Qual è la psicologia di chi diventa terrorista in Occidente?
«Ci sono diversi livelli da analizzare. A quello più alto, dove l’atto di terrorismo è studiato alla perfezione con un’organizzazione solida alle spalle, ci sono persone che hanno un grado di psicopatologia molto basso. Hanno personalità squilibrate come tanti altri ma non pensiamo che siano folli, alcuni emulatori sì, gli altri non lo sono».L’attentatore di Nizza che caratteristiche aveva?
«Lui apparteneva al livello intermedio, formato da personalità antisociali, ai margini, disadattate, spesso nichiliste, che fondamentalmente non sono né praticanti né politicizzati».

Quale caratteristica li accomuna?
«La violenza e l’iscrizione di questa violenza che hanno dentro all’interno di una storia che oggi si chiama Daesh. Chiunque oggi può improvvisarsi un suo soldato. Il livello intermedio a cui questi soggetti appartengono presuppone una organizzazione più modesta e un livello di antisocialità e personalità squilibrata che autorizzi a compiere un gesto, che accontenta chi vuole suicidarsi e gli garantisce la prima pagina».

Anche la notorietà gioca un ruolo importante?
«Non dimentichiamo che tutto questo ha sullo sfondo non tanto una questione di islamizzazione, nessuno di questi killer era un radicale, la radicalizzazione viene raggiunta sempre in pochissimo tempo. Decidono di mettersi addosso quel vestito, di sposare una ideologia qualunque, per dare un motivo alla propria violenza e al proprio nichilismo, con la garanzia di un grande risalto subito dopo».

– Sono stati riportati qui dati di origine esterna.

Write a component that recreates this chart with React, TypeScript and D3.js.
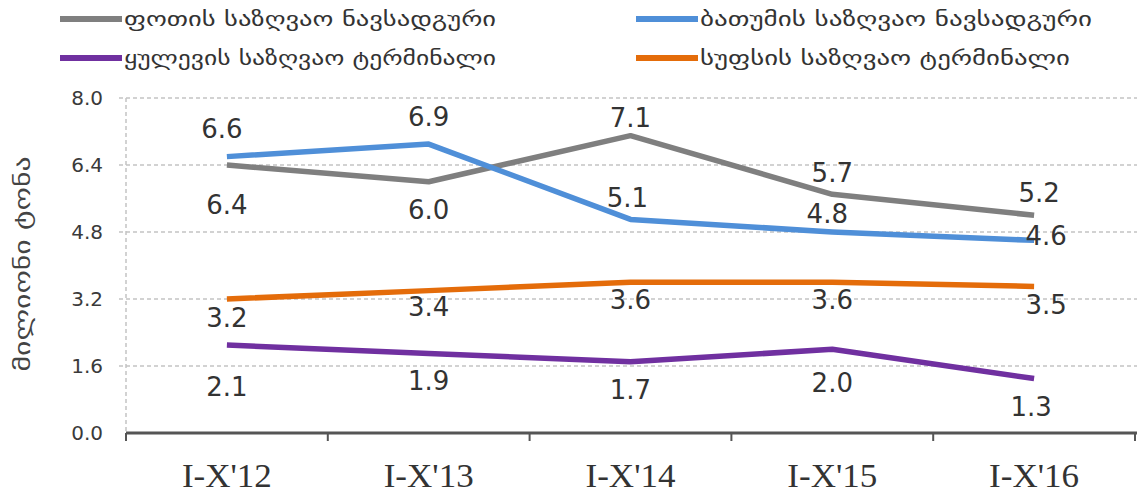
import React from "react";
import * as d3 from "d3";

const categories = ["I-X'12", "I-X'13", "I-X'14", "I-X'15", "I-X'16"];
const potiValues = [6.4, 6.0, 7.1, 5.7, 5.2];
const batumiValues = [6.6, 6.9, 5.1, 4.8, 4.6];
const kuleviValues = [2.1, 1.9, 1.7, 2.0, 1.3];
const supsaValues = [3.2, 3.4, 3.6, 3.6, 3.5];
const yTicks = [0, 1.6, 3.2, 4.8, 6.4, 8.0];
const seriesNames = [
  "ფოთის საზღვაო ნავსადგური",
  "ბათუმის საზღვაო ნავსადგური",
  "ყულევის საზღვაო ტერმინალი",
  "სუფსის საზღვაო ტერმინალი",
];
const yTitle = "მილიონი ტონა";

// label placement offsets (styling, px)
const potiLabelOff = [[0, 40], [0, 28], [0, -18], [0, -21], [5, -22]];
const batumiLabelOff = [[-5, -28], [0, -27], [-3, -21], [-5, -18], [12, -4]];
const kuleviLabelOff = [[0, 42], [0, 28], [0, 28], [0, 34], [-3, 28]];
const supsaLabelOff = [[0, 19], [0, 16], [0, 18], [0, 18], [12, 19]];

const series = [
  { name: seriesNames[0], values: potiValues, color: "#7f7f7f", off: potiLabelOff },
  { name: seriesNames[1], values: batumiValues, color: "#4f8fd8", off: batumiLabelOff },
  { name: seriesNames[2], values: kuleviValues, color: "#7030a0", off: kuleviLabelOff },
  { name: seriesNames[3], values: supsaValues, color: "#e46c0a", off: supsaLabelOff },
];

const legendPos = [
  { x: 60, y: 19 },
  { x: 636, y: 19 },
  { x: 60, y: 58 },
  { x: 636, y: 58 },
];
const legendTextLen = [372, 392, 372, 370];

export default function App() {
  const W = 1137;
  const H = 495;
  const x = d3.scaleBand<string>().domain(categories).range([126, 1135]);
  const y = d3.scaleLinear().domain([0, 8]).range([433, 98]);
  const cx = (c: string) => (x(c) as number) + x.bandwidth() / 2;
  const line = d3
    .line<number>()
    .x((_, i) => cx(categories[i]))
    .y((v) => y(v));
  const labelFont = "'DejaVu Sans', Verdana, sans-serif";

  return (
    <svg
      width={W}
      height={H}
      style={{ position: "absolute", left: 0, top: 0, background: "#fff" }}
    >
      {/* gridlines */}
      {yTicks.slice(1).map((t) => (
        <line
          key={t}
          x1={119}
          x2={1137}
          y1={y(t)}
          y2={y(t)}
          stroke="#c4c4c4"
          strokeWidth={1.5}
          strokeDasharray="4 3"
        />
      ))}
      {/* y axis dashed */}
      <line x1={126} x2={126} y1={y(8)} y2={y(0)} stroke="#c4c4c4" strokeWidth={1.5} strokeDasharray="4 3" />
      {/* y tick labels */}
      {yTicks.map((t) => (
        <text
          key={t}
          x={103}
          y={y(t)}
          textAnchor="end"
          dominantBaseline="central"
          fontFamily={labelFont}
          fontSize={20}
          fill="#3a3a3a"
        >
          {t.toFixed(1)}
        </text>
      ))}
      {/* y title */}
      <text
        transform={`translate(22, ${264}) rotate(-90)`}
        textAnchor="middle"
        dominantBaseline="central"
        fontFamily={labelFont}
        fontSize={22}
        textLength={215}
        lengthAdjust="spacingAndGlyphs"
        fill="#444"
      >
        {yTitle}
      </text>
      {/* x axis */}
      <line x1={126} x2={1137} y1={y(0)} y2={y(0)} stroke="#555" strokeWidth={3} />
      {categories.map((c) => (
        <line key={c} x1={x(c) as number} x2={x(c) as number} y1={y(0)} y2={y(0) + 8} stroke="#555" strokeWidth={2} />
      ))}
      <line x1={1135} x2={1135} y1={y(0)} y2={y(0) + 8} stroke="#555" strokeWidth={2} />
      {categories.map((c) => (
        <text
          key={c}
          x={cx(c)}
          y={487}
          textAnchor="middle"
          fontFamily="'Liberation Serif', serif"
          fontSize={34}
          textLength={90}
          lengthAdjust="spacingAndGlyphs"
          fill="#333"
        >
          {c}
        </text>
      ))}
      {/* lines */}
      {series.map((s) => (
        <path
          key={s.name}
          d={line(s.values) as string}
          fill="none"
          stroke={s.color}
          strokeWidth={5.5}
          strokeLinejoin="round"
        />
      ))}
      {/* labels */}
      {series.map((s) =>
        s.values.map((v, i) => (
          <text
            key={s.name + i}
            x={cx(categories[i]) + s.off[i][0]}
            y={y(v) + s.off[i][1]}
            textAnchor="middle"
            dominantBaseline="central"
            fontFamily={labelFont}
            fontSize={26}
            fill="#333"
          >
            {v.toFixed(1)}
          </text>
        ))
      )}
      {/* legend */}
      {series.map((s, i) => (
        <g key={"lg" + i}>
          <line
            x1={legendPos[i].x}
            x2={legendPos[i].x + 62}
            y1={legendPos[i].y}
            y2={legendPos[i].y}
            stroke={s.color}
            strokeWidth={6}
          />
          <text
            x={legendPos[i].x + 64}
            y={legendPos[i].y}
            dominantBaseline="central"
            fontFamily={labelFont}
            fontSize={20}
            textLength={legendTextLen[i]}
            lengthAdjust="spacingAndGlyphs"
            fill="#333"
          >
            {s.name}
          </text>
        </g>
      ))}
    </svg>
  );
}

Il terrorista che ha colpito in Germania a che livello apparteneva?
«Al terzo, quello degli emulatori. Esiste infatti una emulazione da terrorismo così come ne esiste una da suicidio. La cosa più grave è che chiunque a questo livello può improvvisarsi terrorista, perché non serve una reale organizzazione alle spalle e ciò che gli viene offerto è la copertura ideologica, l’orientamento e l’incitamento ad agire».

A quale necessità risponde chi sposa l’estremismo?
«Viene garantito a queste persone il maggior grado di rifiuto del mondo. Questa è l’unica scelta davvero radicale ed è ciò che offre Daesh e su cui c’è una sorta di contagio molto pericoloso».

Che ruolo ha la propaganda online?
«É fondamentale, nei livelli più bassi soprattutto ed è qui che deve essere bloccata. C’è un invito a compiere reati a cui viene data una patina di gloriosità e grandiosità. Si offre una facile esibizione».

Nei selfie scattati poco prima di entrare in azione, il killer di Nizza è apparso spensierato.
«Sono come le foto di chi poco dopo si suicida. Sono sfidanti, la loro motivazione è incasellare la violenza che hanno dentro nello stato islamico. Tutto questo è sempre più sostenuto dalla realtà virtuale, dove queste persone possono identificarsi e radicalizzarsi».